It’s been proven how beneficial the arts are to seniors, and it’s also been proven how interacting with those in different generations can benefit both young and old. So when the two are combined, beautiful things are bound to happen.
“My class last year wrote poems in several different styles that were inspired/based on the barn quilt watercolors created in Joan Allen’s class. The idea had its nexus in the fact that Sharla and I share a commitment to creating opportunities for interactions between generations,” said Barney Pontious, fourth grade teacher at Parsons Elementary. “She is a strong believer in the benefits of this and approached me about this project. I immediately accepted this chance because poetry is a large element of the fourth grade curriculum here in Parsons, and it ties in well with my style of writing instruction.”
The project was a huge success, and students embraced the opportunity with passion.
“My students quickly grabbed on to this chance for them to be ‘professional poets.’ Each student chose a picture to use as inspiration for their poetry. Luckily we had already written numerous styles of poetry, and I allowed the students to choose any style that they felt comfortable with. Some chose free verse. Some chose to use rigid rhyming schemes. Some even chose to use shape poems along with many other styles,” said Barney. “In short the students really embraced this and took a chance to develop some pride in their writing. Many of them invited their families and friends to see their poetry displayed at the exhibit. This gave them a chance to see their work displayed and really inspired some to continue writing poetry.”
While it was obvious that the students were excited about the project, there were some surprising reactions.
“The students who excelled and embraced this project were probably the most surprising part to me. Many tough little boys really reached out to another part of their personalities to work on this project. I saw a side to a number of young men that I hadn’t seen much previously. I was also impressed how the self-efficacy of my students increased with respect to writing on this project. Some students who had considered themselves to be less-able writers really did well on this project. The feeling that they got seeing their writing in a frame and talking to the other artists at the AIA fair was fun to watch.”
This year, the project has been expanded to include Sami Pontious’ third-grade class (Sami is Barney’s wife) and Hope Smith’s sixth-grade class. They will be exhibiting poems and stories describing “colorful selfies” painted by Joan Allen’s watercolor class.
“I am happy that my wife has been selected to do this project this year. She is a strong writing teacher and really has a good heart for collaboration with the outside community in her classroom. I anticipate a wonderful finished product from her kids as well,” said Barney.
Who knows? Perhaps this combination of art and intergenerational relationships will spark a nationwide movement. It’s certainly a powerful project.

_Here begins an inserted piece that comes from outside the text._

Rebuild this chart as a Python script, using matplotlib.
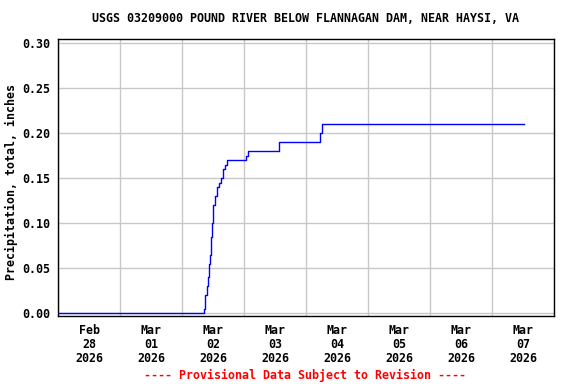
import pandas as pd
import numpy as np
import matplotlib
matplotlib.use("Agg")
import matplotlib.pyplot as plt

# 数据: 时间点 (值在该时刻变化) 和累计降水量
times = ["2026-02-28 00:00", "2026-03-02 08:15", "2026-03-02 08:45", "2026-03-02 09:45",
         "2026-03-02 10:00", "2026-03-02 10:30", "2026-03-02 10:45", "2026-03-02 11:15",
         "2026-03-02 11:30", "2026-03-02 12:00", "2026-03-02 12:30", "2026-03-02 12:45",
         "2026-03-02 13:30", "2026-03-02 14:15", "2026-03-02 15:00", "2026-03-02 15:45",
         "2026-03-02 16:30", "2026-03-02 17:15", "2026-03-03 00:45", "2026-03-03 01:30",
         "2026-03-03 13:15", "2026-03-04 05:15", "2026-03-04 06:00", "2026-03-07 12:15"]
values = [0.00, 0.005, 0.02, 0.03,
          0.04, 0.055, 0.065, 0.085,
          0.10, 0.12, 0.125, 0.13,
          0.14, 0.145, 0.15, 0.16,
          0.165, 0.17, 0.175, 0.18,
          0.19, 0.20, 0.21, 0.21]

days = pd.date_range("2026-02-28", "2026-03-08", freq="D")
tick_labels = ["Feb\n28\n2026", "Mar\n01\n2026", "Mar\n02\n2026", "Mar\n03\n2026",
               "Mar\n04\n2026", "Mar\n05\n2026", "Mar\n06\n2026", "Mar\n07\n2026"]
y_ticks = [0.00, 0.05, 0.10, 0.15, 0.20, 0.25, 0.30]

title = "USGS 03209000 POUND RIVER BELOW FLANNAGAN DAM, NEAR HAYSI, VA"
ylabel = "Precipitation, total, inches"
footer = "---- Provisional Data Subject to Revision ----"

plt.rcParams['font.family'] = ['DejaVu Sans Mono']
plt.rcParams['font.weight'] = 'bold'
fs = 8.4

fig = plt.figure(figsize=(5.76, 3.84), dpi=100)
ax = fig.add_axes([58.3 / 576, 1 - 316 / 384, 496 / 576, 277 / 384])

t = pd.to_datetime(times)
ax.plot(t, values, color="#0000ff", linewidth=1.0, drawstyle="steps-post", zorder=3)

ax.set_xlim(days[0], days[-1])
ax.set_ylim(-0.003, 0.3048)

noons = days[:-1] + pd.Timedelta(hours=12)
ax.set_xticks(noons)
ax.set_xticklabels(tick_labels, fontsize=fs, fontweight='bold', linespacing=1.1)
ax.set_xticks(days, minor=True)
ax.set_yticks(y_ticks)
ax.set_yticklabels(["%.2f" % v for v in y_ticks], fontsize=fs, fontweight='bold')
ax.tick_params(which='both', length=0)
ax.tick_params(axis='x', pad=6)
ax.tick_params(axis='y', pad=6)

ax.grid(axis='y', which='major', color="#c8c8c8", linewidth=1.0)
ax.grid(axis='x', which='minor', color="#c8c8c8", linewidth=1.0)
ax.set_axisbelow(True)
for s in ax.spines.values():
    s.set_linewidth(1.0)
    s.set_color("black")

fig.text(306 / 576, 1 - 19 / 384, title, ha='center', va='center', fontsize=fs, fontweight='bold')
fig.text(11 / 576, 1 - 182 / 384, ylabel, ha='center', va='center', rotation=90, fontsize=fs, fontweight='bold')
fig.text(305.5 / 576, 1 - 375 / 384, footer, ha='center', va='center', fontsize=fs, fontweight='bold', color="red")

fig.savefig("out.png", dpi=100)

“One main point that I made to my students with this idea is that art can bridge the generations. We talked about how many things actually make up ‘art.’ During this project we saw many examples of how art can speak to people of all ages and how it can be a lifelong pursuit as well. Watching my students interact with the artists, the community and other residents at the manor showed that some of the major objectives of my teaching were being met. Aside from the poems the students were effective communicators and good 21st century citizens during this project. They embraced the chance to speak with the public about their poems and, in sharing them with the public, made connections that they will always remember.”